Friday, Aug. 07, 1964
The Big Chairman Up Yonder
In the Baltimore Room of Washington's Sheraton-Park Hotel last week, the 18-member Arrangements Committee tiptoed through the motions of picking the top officers for the Aug. 24 Democratic Convention in Atlantic City. National Committee Chairman John Bailey ran the meeting--but there was the Big Chairman Up Yonder in the White House, and it was he who really called the shots. Periodically Bailey loped off to a telephone in the next room to give Lyndon Johnson running reports on how well his committee was rubber-stamping Lyndon's directions.
With Johnson's "approval," the committee named House Speaker John Mc-Cormack, 72, as permanent chairman of the convention and Oklahoma's Carl Albert, 56, the House majority leader, to head the Platform Committee.
Tremendous. Far greater interest focused on the selection of Rhode Island's Senator John Pastore, 57, as the convention's temporary chairman and keynoter. Pastore, a natty, mustachioed little guy (5 ft. 4 in.), is an outspoken liberal who earned Lyndon's respect and friendship as one of Majority Leader Johnson's most dependable floor managers. "That Johnny Pastore," Lyndon liked to say, "he's tremendous; sometimes I think he can do anything."
People have been saying things like that about Pastore for a long time. His father, an immigrant Italian tailor, died when his son was barely eight. Not long after that, young John went to work earning his own keep, first as an errand boy in Providence, later in college as a part-time bookkeeper. With a law degree earned in nighttime university courses at the Providence Y.M.C.A., he climbed steadily through a clutch of state-government jobs, from assembly member to Governor in 1945. In 1950 he was elected the first U.S. Senator of Italian parentage. In the Senate he was absorbed quickly into the leadership circle and rose to head the important Joint Committee on Atomic Energy.
The President had further good reason for choosing Pastore as keynoter. He is an orator who can wind stems with the best of them. He is a champ in rough-and-tumble debate, belts out speeches from the Senate floor without text or notes, all the while flailing and dancing about like a bantamweight going for the K.O. Says one friend: "Nobody will go to sleep while he's talking. And I hope they give him room enough on the platform to move around."
Sticky. Pastore may well be the star performer in a show that might be notably lacking in drama. There will, of course, be a few sticky chores falling to the chairman of the Credentials Com mittee. For that post Johnson wisely picked Pennsylvania's former Governor David L. Lawrence, 75, a longtime, party pro who has a flair for hammering out a slick, smooth compromise.

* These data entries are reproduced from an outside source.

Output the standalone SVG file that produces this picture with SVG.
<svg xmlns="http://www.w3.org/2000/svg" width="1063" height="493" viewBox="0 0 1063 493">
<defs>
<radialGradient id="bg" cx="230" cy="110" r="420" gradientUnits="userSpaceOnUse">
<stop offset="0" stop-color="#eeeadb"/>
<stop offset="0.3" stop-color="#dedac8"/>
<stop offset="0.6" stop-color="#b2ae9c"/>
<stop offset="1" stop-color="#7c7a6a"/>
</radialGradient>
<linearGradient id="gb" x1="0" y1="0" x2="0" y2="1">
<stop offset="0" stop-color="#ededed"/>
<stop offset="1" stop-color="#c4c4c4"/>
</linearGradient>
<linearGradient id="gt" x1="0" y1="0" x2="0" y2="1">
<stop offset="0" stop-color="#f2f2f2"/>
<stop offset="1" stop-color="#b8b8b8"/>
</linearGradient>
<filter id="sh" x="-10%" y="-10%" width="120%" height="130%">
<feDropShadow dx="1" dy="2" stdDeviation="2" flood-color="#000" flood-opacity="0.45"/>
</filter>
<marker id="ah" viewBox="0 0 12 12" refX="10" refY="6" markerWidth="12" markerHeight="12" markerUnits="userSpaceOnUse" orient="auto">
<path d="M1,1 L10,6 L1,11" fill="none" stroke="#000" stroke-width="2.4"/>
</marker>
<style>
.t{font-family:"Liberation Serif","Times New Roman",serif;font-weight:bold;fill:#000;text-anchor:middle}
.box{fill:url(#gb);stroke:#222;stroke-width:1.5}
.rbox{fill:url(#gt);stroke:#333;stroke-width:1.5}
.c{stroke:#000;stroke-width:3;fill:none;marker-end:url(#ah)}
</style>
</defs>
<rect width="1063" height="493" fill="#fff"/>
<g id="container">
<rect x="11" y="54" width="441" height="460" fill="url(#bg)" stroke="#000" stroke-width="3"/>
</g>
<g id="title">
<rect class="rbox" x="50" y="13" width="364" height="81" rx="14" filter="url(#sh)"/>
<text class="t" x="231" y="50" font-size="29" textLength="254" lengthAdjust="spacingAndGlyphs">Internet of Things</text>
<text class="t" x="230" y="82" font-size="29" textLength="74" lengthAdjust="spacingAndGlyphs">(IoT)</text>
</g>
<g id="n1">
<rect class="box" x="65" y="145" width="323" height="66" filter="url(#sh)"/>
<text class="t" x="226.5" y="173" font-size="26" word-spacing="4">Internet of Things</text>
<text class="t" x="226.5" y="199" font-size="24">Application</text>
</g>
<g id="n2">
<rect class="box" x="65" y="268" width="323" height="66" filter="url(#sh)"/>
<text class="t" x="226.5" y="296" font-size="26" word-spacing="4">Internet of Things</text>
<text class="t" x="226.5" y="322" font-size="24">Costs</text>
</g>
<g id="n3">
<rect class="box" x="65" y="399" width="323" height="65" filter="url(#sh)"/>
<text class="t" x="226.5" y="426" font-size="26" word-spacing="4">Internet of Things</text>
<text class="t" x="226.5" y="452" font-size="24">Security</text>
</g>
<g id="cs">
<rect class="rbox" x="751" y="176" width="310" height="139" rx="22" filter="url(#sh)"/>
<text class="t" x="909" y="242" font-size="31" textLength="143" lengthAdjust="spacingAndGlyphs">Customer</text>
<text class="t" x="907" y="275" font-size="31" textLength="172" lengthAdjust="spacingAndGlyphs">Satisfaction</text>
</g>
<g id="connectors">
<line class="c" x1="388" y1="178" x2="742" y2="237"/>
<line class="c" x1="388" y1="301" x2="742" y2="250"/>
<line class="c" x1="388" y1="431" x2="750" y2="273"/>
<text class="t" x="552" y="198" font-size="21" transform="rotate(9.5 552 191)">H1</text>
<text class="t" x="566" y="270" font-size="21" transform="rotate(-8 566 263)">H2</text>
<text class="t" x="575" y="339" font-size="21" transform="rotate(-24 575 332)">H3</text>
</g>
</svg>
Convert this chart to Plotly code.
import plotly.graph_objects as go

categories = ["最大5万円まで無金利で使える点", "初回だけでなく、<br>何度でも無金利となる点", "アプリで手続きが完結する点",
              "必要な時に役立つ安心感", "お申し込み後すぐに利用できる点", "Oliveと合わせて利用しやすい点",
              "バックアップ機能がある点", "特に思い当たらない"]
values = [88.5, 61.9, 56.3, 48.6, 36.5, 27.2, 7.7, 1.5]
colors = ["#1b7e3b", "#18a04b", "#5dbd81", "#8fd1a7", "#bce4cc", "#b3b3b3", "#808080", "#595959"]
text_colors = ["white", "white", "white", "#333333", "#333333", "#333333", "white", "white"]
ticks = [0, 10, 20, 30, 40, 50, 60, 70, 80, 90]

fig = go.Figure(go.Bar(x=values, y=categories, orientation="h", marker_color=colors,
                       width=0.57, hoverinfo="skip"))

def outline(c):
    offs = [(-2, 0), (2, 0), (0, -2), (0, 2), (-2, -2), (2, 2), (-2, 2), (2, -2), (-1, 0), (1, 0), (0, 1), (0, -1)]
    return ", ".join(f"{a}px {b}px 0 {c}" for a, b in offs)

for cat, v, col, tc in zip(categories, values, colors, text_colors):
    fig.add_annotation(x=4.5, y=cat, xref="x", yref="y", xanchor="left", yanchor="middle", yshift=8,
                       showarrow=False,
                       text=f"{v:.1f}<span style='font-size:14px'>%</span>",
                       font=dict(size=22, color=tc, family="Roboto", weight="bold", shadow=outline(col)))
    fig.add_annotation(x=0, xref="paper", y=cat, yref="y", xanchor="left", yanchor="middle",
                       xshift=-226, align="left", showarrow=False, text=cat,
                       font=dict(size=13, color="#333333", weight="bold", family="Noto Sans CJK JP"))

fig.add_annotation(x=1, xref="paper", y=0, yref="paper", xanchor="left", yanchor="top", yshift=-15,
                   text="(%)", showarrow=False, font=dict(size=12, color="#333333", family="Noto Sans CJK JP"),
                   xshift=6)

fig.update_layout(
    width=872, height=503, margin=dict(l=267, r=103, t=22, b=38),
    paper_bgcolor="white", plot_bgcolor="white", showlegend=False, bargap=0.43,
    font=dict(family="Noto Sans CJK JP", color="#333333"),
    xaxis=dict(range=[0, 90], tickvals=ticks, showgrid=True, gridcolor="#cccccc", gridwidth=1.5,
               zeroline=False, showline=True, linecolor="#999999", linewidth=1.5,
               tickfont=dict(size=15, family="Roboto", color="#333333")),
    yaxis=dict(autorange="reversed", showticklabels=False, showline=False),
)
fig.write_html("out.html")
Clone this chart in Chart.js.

Lawrence will have to handle the Mississippi problem. There, the newly formed, predominantly Negro Freedom Democratic Party has announced that it will send its own delegation to the convention to challenge the seating of regular state party delegates. The new party charges that the regular organization sacrificed its true Democratic man date by discriminating against Negroes and opposing national party programs. Lawrence will probably split the difference and seat half of each delegation. In Alabama, moreover, the 36-man delegation, while technically unpledged, is still committed to Governor George Wallace, despite his withdrawal as a candidate. Almost inevitably, the seating of that delegation will be challenged. There is not much hope for even a Lawrence-engineered solution, and it is likely that by the time the convention is called to order, Alabama will absent itself from further proceedings.
Despite the prospect of these sticky wickets, the Democrats figure they will breeze through their four-day convention in a fraction of the time the Republicans were on screen in San Francisco. Only one two-hour session a day has been scheduled. Each will start early in the evening and end in plenty of time for televiewers to catch the late show.